Equal Time: Enter the Anti-Gump
Usually, we present the female perspective here on JDaters Anonymous. But I read this article by Matt Lipeles in the Jewish Journal and thought I’d share it with you, in the interest of equal time and for the purpose of discussion.
In the article, titled “The Love Impaired,” Matt writes:
But it really got me to thinking, what is love anyway?
I bet you thought I was going to answer that question, didn’t you? Well, I can’t. That’s the point. I don’t know. I’m 37 and single. I’m a relationship moron. I’m romantically impaired. I don’t know what I’m doing  at all.
(Matt, don’t worry. None of us know what we’re doing. Partially because everyone’s different. And partially because of John Hughes movies and Sex and the City.)
He continues:
But, before we go looking for solutions to this problem, maybe it would be worthwhile to take a look at past generations. Why was it so easy for them anyway? Maybe it was because they had matchmakers and arranged marriages. It used to be that your parents would arrange a match for you and, unless you found your intended completely repulsive, you married them. Boom. Just like that.

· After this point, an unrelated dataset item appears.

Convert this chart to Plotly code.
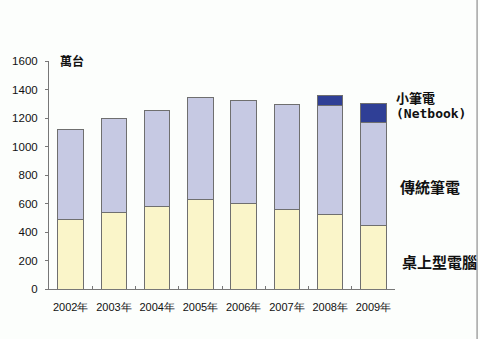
import plotly.graph_objects as go

years = ["2002年", "2003年", "2004年", "2005年", "2006年", "2007年", "2008年", "2009年"]
desktop = [490, 540, 580, 630, 600, 555, 525, 445]
notebook = [630, 655, 670, 715, 725, 740, 760, 725]
netbook = [None, None, None, None, None, None, 75, 130]

line = dict(color="#6f6f6f", width=1)
fig = go.Figure()
fig.add_trace(go.Bar(x=years, y=desktop, name="桌上型電腦", marker=dict(color="#FAF5C9", line=line)))
fig.add_trace(go.Bar(x=years, y=notebook, name="傳統筆電", marker=dict(color="#C6C9E3", line=line)))
fig.add_trace(go.Bar(x=years, y=netbook, name="小筆電", marker=dict(color="#2F3F96", line=line)))

L, R, T, B = 43, 85, 61, 50
W, H = 480, 339
pw, ph = W - L - R, H - T - B

def px(x):
    return (x - L) / pw

def py(y):
    return (H - B - y) / ph

font_lbl = dict(family="Noto Sans CJK TC, DejaVu Sans", size=15, color="#111111")
anns = [
    dict(text="<b>萬台</b>", x=px(52), y=py(60), font=dict(family="Noto Sans CJK TC", size=12, color="#111111"), xanchor="left"),
    dict(text="<b>小筆電</b>", x=px(394), y=py(98), font=dict(family="Noto Sans CJK TC", size=13, color="#111111"), xanchor="left"),
    dict(text="<b>(Netbook)</b>", x=px(394), y=py(114), font=dict(family="DejaVu Sans Mono", size=13, color="#111111"), xanchor="left"),
    dict(text="<b>傳統筆電</b>", x=px(398), y=py(186), font=font_lbl, xanchor="left"),
    dict(text="<b>桌上型電腦</b>", x=px(400), y=py(261), font=font_lbl, xanchor="left"),
]
for a in anns:
    a.update(xref="paper", yref="paper", showarrow=False, yanchor="middle")

fig.update_layout(
    barmode="stack",
    bargap=0.41,
    width=W, height=H,
    margin=dict(l=L, r=R, t=T, b=B, pad=0),
    paper_bgcolor="#FCFEFC",
    plot_bgcolor="#FCFEFC",
    showlegend=False,
    annotations=anns,
    shapes=[dict(type="line", xref="paper", yref="paper", x0=px(478.5), x1=px(478.5), y0=py(0), y1=py(339),
                 line=dict(color="#777777", width=1))],
    font=dict(family="Liberation Sans, Arial", size=11, color="#111111"),
)
fig.update_xaxes(showline=True, linecolor="#777777", linewidth=1, ticks="inside", ticklen=3,
                 tickcolor="#777777", tickson="boundaries", showgrid=False, tickangle=0,
                 ticklabelstandoff=8,
                 tickfont=dict(family="Liberation Sans, Arial", size=11, color="#111111"))
fig.update_yaxes(range=[0, 1600], dtick=200, showline=True, linecolor="#777777", linewidth=1,
                 ticks="outside", ticklen=3, tickcolor="#777777", showgrid=False, zeroline=False,
                 ticklabelstandoff=5,
                 tickfont=dict(family="Liberation Sans, Arial", size=11.5, color="#111111"))

fig.write_html("out.html")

So Matt got me to thinking…would it be better/easier/more results-oriented for us to revert to a more antiquated system of relating, dating and mating? Then we could spend our time worrying about things other than dating and emerge from whatever bubbles of insecurity that we’ve been hiding in throughout our dating years…romance could be created within the context of a relationship between two people who are empirically likely to be compatible. Or would you change nothing, and maintain the agita, the slings and arrows, the misunderstood emails, misconstrued IMs and misinterpreted gestures of the dating process?
Your ideas to be discussed here, please…
I don’t know – I think it’s possible to learn to love someone (see “Do You Love Me,” from Fiddler), but it’s not what I want for myself. I want to fall in love and then get married, not get married and hope I’ll then gradually fall in love.
I like the idea of the arranged marriage. It would save alot of time and hurt feelings. If the matches could be done annaylitically with people who care about the matchees. Somthing like this could be great.
I’ve given up on dating and guys. I just can’t handle all the missery, backstabbing, stress they cause me.
I’m mixed on this one as well. I can definitely see the advantages of the “arranged marriage” type philosophy. I don’t really think modern dating has necessarily created more true love. However, when it does work within “modern dating” it is based entirely on the choice of both people, and to me that seems stronger than a succesfull marriage that was arranged. Who knows?
Better: No. Nowadays people can live just fine in a perpetual state of singledom.
Easier:Yes. You give all your energy into making the relationship you *have* work. It’s easier than finding the relationship you *want*.
More Results Oriented: Only if the final result is marriage. I think the purpose of a marriage is about the connection between two people, and not about their families.
As for the confusion of Jdate, I’m thinking that it works to my benefit. Women on there are naturally suspicious, so they question _everything_. As a guy with nothing to hide and no particular agenda, I’ve got nothing to worry about. It’s the same principle as why I don’t mind getting searched at the airport.
how incredibly odd…I just today, completely randomly and out of the blue thought: “someone, take care of this for me, willya? Just pick someone.”
Not a thought I’ve ever had before.
And then I remembered that I believe in the wisdom of the universe, and surrendering to it
See, the problem with that for me is that how the hell do you make yourself become attracted to someone you’re not attracted to? Because I’ve tried it tons and tons of times and every nerve in my body was screaming, “Run away! Run awaaaaaaaay!” and suffice it to say, it never worked. I can’t just have someone pick me out someone for life to boink when I don’t even want to touch them, and it seems like arranged marriages are just like, “Make yourself like them already.”